(DO THIS):
Can you transcribe every line exactly and leave the pictures behind?
[start]
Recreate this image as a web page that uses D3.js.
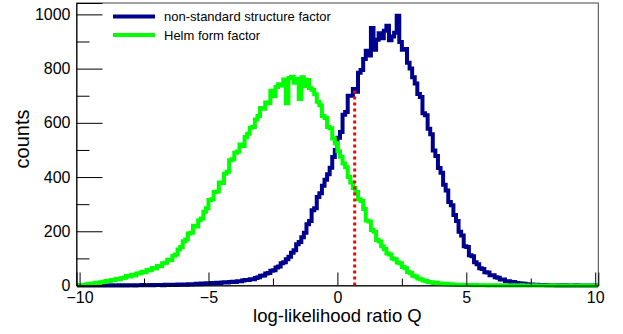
<!DOCTYPE html>
<meta charset="utf-8">
<script src="https://d3js.org/d3.v7.min.js"></script>
<style>
  body { margin: 0; background: #fff; }
  text { font-family: "Liberation Sans", Arial, Helvetica, sans-serif; fill: #000; }
</style>
<div id="chart"></div>
<script>

// histogram binning: 0.1 wide bins starting at -10.1 (202 bins)
const binLow = -10.1;
const binWidth = 0.1;

// Helm form factor counts, one value per bin
const helmCounts = [
  1,
  2,3,3,6,5,7,10,9,12,14,
  17,16,20,19,24,23,28,29,35,33,
  40,37,44,45,51,49,57,56,65,63,
  72,71,82,84,95,94,110,114,133,142,
  163,170,192,195,220,218,241,247,272,285,
  315,318,345,347,380,378,412,420,462,466,
  490,494,520,515,548,560,582,585,612,625,
  655,652,675,672,718,698,732,742,738,760,
  672,765,770,748,762,688,768,735,758,728,
  722,705,678,665,625,618,585,580,542,525,
  495,475,450,436,400,380,360,345,318,312,
  282,240,236,205,198,168,162,145,135,118,
  114,100,97,85,82,68,64,50,46,36,
  33,26,23,18,17,13,12,9,10,7,
  7,5,6,4,5,3,3,2,3,2,
  2,2,1,2,1,1,1,1,0,1,
  1,0,1,0,0,1,0,0,1,0,
  0,1,0,0,0,0,1,0,0,0,
  0,0,0,1,0,0,0,0,0,0,
  0,0,0,0,0,0,0,0,0,0,
  0
];

// non-standard structure factor counts, one value per bin
const nonStdCounts = [
  0,
  0,0,0,0,0,0,0,0,1,0,
  0,0,1,0,0,1,0,1,0,1,
  1,0,1,1,2,1,1,2,1,2,
  2,2,1,3,2,3,3,2,4,3,
  4,3,5,4,5,6,5,7,6,8,
  7,9,8,10,9,11,12,11,13,14,
  13,16,16,18,20,20,23,23,28,30,
  36,37,44,46,54,56,66,70,82,86,
  97,106,121,130,152,160,178,195,226,238,
  278,285,326,340,368,390,410,434,474,500,
  545,566,630,640,700,700,725,715,785,795,
  835,866,848,950,870,906,930,912,940,958,
  905,918,932,995,898,870,872,822,800,768,
  745,706,695,635,628,578,558,498,478,433,
  416,372,350,308,296,260,238,198,184,145,
  142,112,108,86,78,64,61,49,48,38,
  38,30,29,22,22,16,16,12,13,9,
  8,7,6,5,4,4,3,3,2,2,
  2,1,1,1,1,0,1,0,1,0,
  0,0,1,0,0,0,0,0,0,0,
  0
];

// dotted marker line
const markerQ = 0.67;
const markerTop = 725;

const legendLabels = ["non-standard structure factor", "Helm form factor"];
const xMajorTicks = [-10, -5, 0, 5, 10];
const xMinorTicks = [-7.5, -2.5, 2.5, 7.5];
const yMajorTicks = [0, 200, 400, 600, 800, 1000];
const yMinorTicks = [100, 300, 500, 700, 900];

const W = 623, H = 334;
const margin = {top: 3, right: 24.7, bottom: 48.5, left: 76.5},
  width = W - margin.left - margin.right,
  height = H - margin.top - margin.bottom;

const svg = d3.select("#chart")
  .append("svg")
    .attr("width", W)
    .attr("height", H)
  .append("g")
    .attr("transform", `translate(${margin.left},${margin.top})`);

const x = d3.scaleLinear().domain([-10.12, 10.12]).range([0, width]);
const y = d3.scaleLinear().domain([0, 1042]).range([height, 0]);

// frame (top and right sides)
svg.append("rect")
  .attr("x", 0).attr("y", 0)
  .attr("width", width).attr("height", height)
  .attr("fill", "none")
  .attr("stroke", "#444")
  .attr("stroke-width", 1);

// turn a list of bin counts into a step outline
function stepPoints(counts) {
  const pts = [];
  counts.forEach(function(c, i) {
    const lo = binLow + i * binWidth;
    pts.push([lo, c]);
    pts.push([lo + binWidth, c]);
  });
  return pts;
}

const line = d3.line()
  .x(d => x(d[0]))
  .y(d => y(d[1]));

svg.append("path")
  .datum(stepPoints(nonStdCounts))
  .attr("d", line)
  .attr("fill", "none")
  .attr("stroke", "#00008f")
  .attr("stroke-width", 4)
  .attr("stroke-linejoin", "miter");

svg.append("path")
  .datum(stepPoints(helmCounts))
  .attr("d", line)
  .attr("fill", "none")
  .attr("stroke", "#00ff00")
  .attr("stroke-width", 4)
  .attr("stroke-linejoin", "miter");

// red dotted line
svg.append("line")
  .attr("x1", x(markerQ)).attr("x2", x(markerQ))
  .attr("y1", y(0)).attr("y2", y(markerTop))
  .attr("stroke", "#ff0000")
  .attr("stroke-width", 3)
  .attr("stroke-dasharray", "3,3");

// X axis: ticks point inward
const xAxis = svg.append("g")
  .attr("transform", `translate(0,${height})`)
  .call(d3.axisBottom(x).tickValues(xMajorTicks).tickSize(-13).tickPadding(6));
xAxis.select(".domain").attr("stroke", "#000");
xAxis.selectAll("text").style("font-size", "16px");

svg.append("g")
  .attr("transform", `translate(0,${height})`)
  .call(d3.axisBottom(x).tickValues(xMinorTicks).tickSize(-7).tickFormat(""))
  .call(g => g.select(".domain").remove());

// Y axis
const yAxis = svg.append("g")
  .call(d3.axisLeft(y).tickValues(yMajorTicks).tickFormat(d3.format("d"))
    .tickSize(-26).tickPadding(6));
yAxis.select(".domain").attr("stroke", "#000");
yAxis.selectAll("text").style("font-size", "16px");

svg.append("g")
  .call(d3.axisLeft(y).tickValues(yMinorTicks).tickSize(-13).tickFormat(""))
  .call(g => g.select(".domain").remove());

// axis titles
svg.append("text")
  .attr("text-anchor", "middle")
  .attr("x", width / 2)
  .attr("y", 322 - margin.top)
  .style("font-size", "18.5px")
  .text("log-likelihood ratio Q");

svg.append("text")
  .attr("text-anchor", "middle")
  .attr("transform", "rotate(-90)")
  .attr("x", -(139 - margin.top))
  .attr("y", 29 - margin.left)
  .style("font-size", "20px")
  .text("counts");

// legend
const legendColors = ["#00008f", "#00ff00"];
const legend = svg.append("g")
  .attr("transform", `translate(${113 - margin.left},${16.5 - margin.top})`);
legendLabels.forEach(function(lbl, i) {
  legend.append("line")
    .attr("x1", 0).attr("x2", 42)
    .attr("y1", i * 18.5).attr("y2", i * 18.5)
    .attr("stroke", legendColors[i])
    .attr("stroke-width", 4);
  legend.append("text")
    .attr("x", 51)
    .attr("y", i * 18.5 + 4.5)
    .style("font-size", "13px")
    .text(lbl);
});

</script>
[end]
(SOLUTION TO THE EXERCISE):
Recreate this image as a web page that uses D3.js.
<!DOCTYPE html>
<meta charset="utf-8">
<script src="https://d3js.org/d3.v7.min.js"></script>
<style>
  body { margin: 0; background: #fff; }
  text { font-family: "Liberation Sans", Arial, Helvetica, sans-serif; fill: #000; }
</style>
<div id="chart"></div>
<script>

// histogram binning: 0.1 wide bins starting at -10.1 (202 bins)
const binLow = -10.1;
const binWidth = 0.1;

// Helm form factor counts, one value per bin
const helmCounts = [
  1,
  2,3,3,6,5,7,10,9,12,14,
  17,16,20,19,24,23,28,29,35,33,
  40,37,44,45,51,49,57,56,65,63,
  72,71,82,84,95,94,110,114,133,142,
  163,170,192,195,220,218,241,247,272,285,
  315,318,345,347,380,378,412,420,462,466,
  490,494,520,515,548,560,582,585,612,625,
  655,652,675,672,718,698,732,742,738,760,
  672,765,770,748,762,688,768,735,758,728,
  722,705,678,665,625,618,585,580,542,525,
  495,475,450,436,400,380,360,345,318,312,
  282,240,236,205,198,168,162,145,135,118,
  114,100,97,85,82,68,64,50,46,36,
  33,26,23,18,17,13,12,9,10,7,
  7,5,6,4,5,3,3,2,3,2,
  2,2,1,2,1,1,1,1,0,1,
  1,0,1,0,0,1,0,0,1,0,
  0,1,0,0,0,0,1,0,0,0,
  0,0,0,1,0,0,0,0,0,0,
  0,0,0,0,0,0,0,0,0,0,
  0
];

// non-standard structure factor counts, one value per bin
const nonStdCounts = [
  0,
  0,0,0,0,0,0,0,0,1,0,
  0,0,1,0,0,1,0,1,0,1,
  1,0,1,1,2,1,1,2,1,2,
  2,2,1,3,2,3,3,2,4,3,
  4,3,5,4,5,6,5,7,6,8,
  7,9,8,10,9,11,12,11,13,14,
  13,16,16,18,20,20,23,23,28,30,
  36,37,44,46,54,56,66,70,82,86,
  97,106,121,130,152,160,178,195,226,238,
  278,285,326,340,368,390,410,434,474,500,
  545,566,630,640,700,700,725,715,785,795,
  835,866,848,950,870,906,930,912,940,958,
  905,918,932,995,898,870,872,822,800,768,
  745,706,695,635,628,578,558,498,478,433,
  416,372,350,308,296,260,238,198,184,145,
  142,112,108,86,78,64,61,49,48,38,
  38,30,29,22,22,16,16,12,13,9,
  8,7,6,5,4,4,3,3,2,2,
  2,1,1,1,1,0,1,0,1,0,
  0,0,1,0,0,0,0,0,0,0,
  0
];

// dotted marker line
const markerQ = 0.67;
const markerTop = 725;

const legendLabels = ["non-standard structure factor", "Helm form factor"];
const xMajorTicks = [-10, -5, 0, 5, 10];
const xMinorTicks = [-7.5, -2.5, 2.5, 7.5];
const yMajorTicks = [0, 200, 400, 600, 800, 1000];
const yMinorTicks = [100, 300, 500, 700, 900];

const W = 623, H = 334;
const margin = {top: 3, right: 24.7, bottom: 48.5, left: 76.5},
  width = W - margin.left - margin.right,
  height = H - margin.top - margin.bottom;

const svg = d3.select("#chart")
  .append("svg")
    .attr("width", W)
    .attr("height", H)
  .append("g")
    .attr("transform", `translate(${margin.left},${margin.top})`);

const x = d3.scaleLinear().domain([-10.12, 10.12]).range([0, width]);
const y = d3.scaleLinear().domain([0, 1042]).range([height, 0]);

// frame (top and right sides)
svg.append("rect")
  .attr("x", 0).attr("y", 0)
  .attr("width", width).attr("height", height)
  .attr("fill", "none")
  .attr("stroke", "#444")
  .attr("stroke-width", 1);

// turn a list of bin counts into a step outline
function stepPoints(counts) {
  const pts = [];
  counts.forEach(function(c, i) {
    const lo = binLow + i * binWidth;
    pts.push([lo, c]);
    pts.push([lo + binWidth, c]);
  });
  return pts;
}

const line = d3.line()
  .x(d => x(d[0]))
  .y(d => y(d[1]));

svg.append("path")
  .datum(stepPoints(nonStdCounts))
  .attr("d", line)
  .attr("fill", "none")
  .attr("stroke", "#00008f")
  .attr("stroke-width", 4)
  .attr("stroke-linejoin", "miter");

svg.append("path")
  .datum(stepPoints(helmCounts))
  .attr("d", line)
  .attr("fill", "none")
  .attr("stroke", "#00ff00")
  .attr("stroke-width", 4)
  .attr("stroke-linejoin", "miter");

// red dotted line
svg.append("line")
  .attr("x1", x(markerQ)).attr("x2", x(markerQ))
  .attr("y1", y(0)).attr("y2", y(markerTop))
  .attr("stroke", "#ff0000")
  .attr("stroke-width", 3)
  .attr("stroke-dasharray", "3,3");

// X axis: ticks point inward
const xAxis = svg.append("g")
  .attr("transform", `translate(0,${height})`)
  .call(d3.axisBottom(x).tickValues(xMajorTicks).tickSize(-13).tickPadding(6));
xAxis.select(".domain").attr("stroke", "#000");
xAxis.selectAll("text").style("font-size", "16px");

svg.append("g")
  .attr("transform", `translate(0,${height})`)
  .call(d3.axisBottom(x).tickValues(xMinorTicks).tickSize(-7).tickFormat(""))
  .call(g => g.select(".domain").remove());

// Y axis
const yAxis = svg.append("g")
  .call(d3.axisLeft(y).tickValues(yMajorTicks).tickFormat(d3.format("d"))
    .tickSize(-26).tickPadding(6));
yAxis.select(".domain").attr("stroke", "#000");
yAxis.selectAll("text").style("font-size", "16px");

svg.append("g")
  .call(d3.axisLeft(y).tickValues(yMinorTicks).tickSize(-13).tickFormat(""))
  .call(g => g.select(".domain").remove());

// axis titles
svg.append("text")
  .attr("text-anchor", "middle")
  .attr("x", width / 2)
  .attr("y", 322 - margin.top)
  .style("font-size", "18.5px")
  .text("log-likelihood ratio Q");

svg.append("text")
  .attr("text-anchor", "middle")
  .attr("transform", "rotate(-90)")
  .attr("x", -(139 - margin.top))
  .attr("y", 29 - margin.left)
  .style("font-size", "20px")
  .text("counts");

// legend
const legendColors = ["#00008f", "#00ff00"];
const legend = svg.append("g")
  .attr("transform", `translate(${113 - margin.left},${16.5 - margin.top})`);
legendLabels.forEach(function(lbl, i) {
  legend.append("line")
    .attr("x1", 0).attr("x2", 42)
    .attr("y1", i * 18.5).attr("y2", i * 18.5)
    .attr("stroke", legendColors[i])
    .attr("stroke-width", 4);
  legend.append("text")
    .attr("x", 51)
    .attr("y", i * 18.5 + 4.5)
    .style("font-size", "13px")
    .text(lbl);
});

</script>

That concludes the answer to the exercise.